The president's manner grew steadily more chilly as the boy's curiosity waxed more enthusiastic, and he interrupted curtly.

"I fail to understand your attitude, young man. You appear to be hypnotised, fascinated. You speak of Fantômas as if he were something interesting. It is out of place, to put it mildly," and he turned to the Abbé Sicot. "There, sir, that is the result of this modern education and the state of mind produced in the younger generation by the newspaper press and even by literature. Criminals are given haloes and proclaimed from the housetops. It is astounding!"

But Charles Rambert was not the least impressed.

"But it is life, sir; it is history, it is the real thing!" he insisted. "Why, you yourself, in just a few words, have thrown an atmosphere round this Fantômas which makes him absolutely fascinating! I would give anything to have known Vidocq and Cartouche and Rocambole, and to have seen them at close quarters. Those were men!"
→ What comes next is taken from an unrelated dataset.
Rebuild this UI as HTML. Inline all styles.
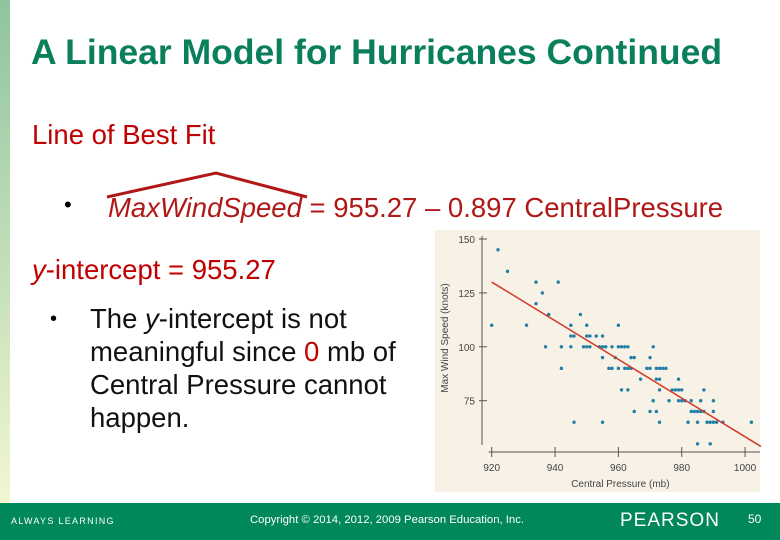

    In any case, Charles requests that Thérèse accompany him to the railway station early the next morning, so the Marquise gives orders to have a carriage ready. I will skip some material here, which concerns Etienne boarding the slow train rather than the express, which later becomes an important point. Charles, by the way, had a restless night, and at one point remembers hearing something and even feeling something breathe on him. Anyways the two young friends decide to walk instead of taking the carriage, which will come along later. Etienne arrives, but the carriage doesn't, so the three walk back to the château. When they arrive, they learn that something terrible has happened overnight. The Marquise has been murdered—hacked to death in the most odious manner. That last sentence is probably redundant. Being hacked to death is always odious.
    Of course the investigation begins and at that point, no one in the household is a suspect, yet it seems impossible that someone had been able to get into the château. The gendarmes bring in two tramps, one, a quiet, shady-looking fellow, and the other, a well-known and harmless local named Bouzille. Here's a bit of a spoiler—the first tramp is Juve in disguise, who, of course, is released, along with Bouzille. He, in fact, did steal a rabbit from someone else, but he's used to jail and likes the new one because it's much more comfortable. He also provides much of the comic relief throughout the story.
    But it is later on that Etienne confronts his son, blaming him for the murder. Charles is speechless! Nevertheless, Etienne reminds him that his mother has mental problems, and he might have committed the crime without even realizing it. Thérèse overhears it (as she was meant to), and Charles becomes the main suspect (to all but Juve). Then father and son suddenly disappear.
    Well, if that's not enough to get you inspired to read this book, then gosh, you probably won't! But I highly recommend you do, especially since you can read it for free! Whether you get goosebumps or chuckle over it, it is well worth reading!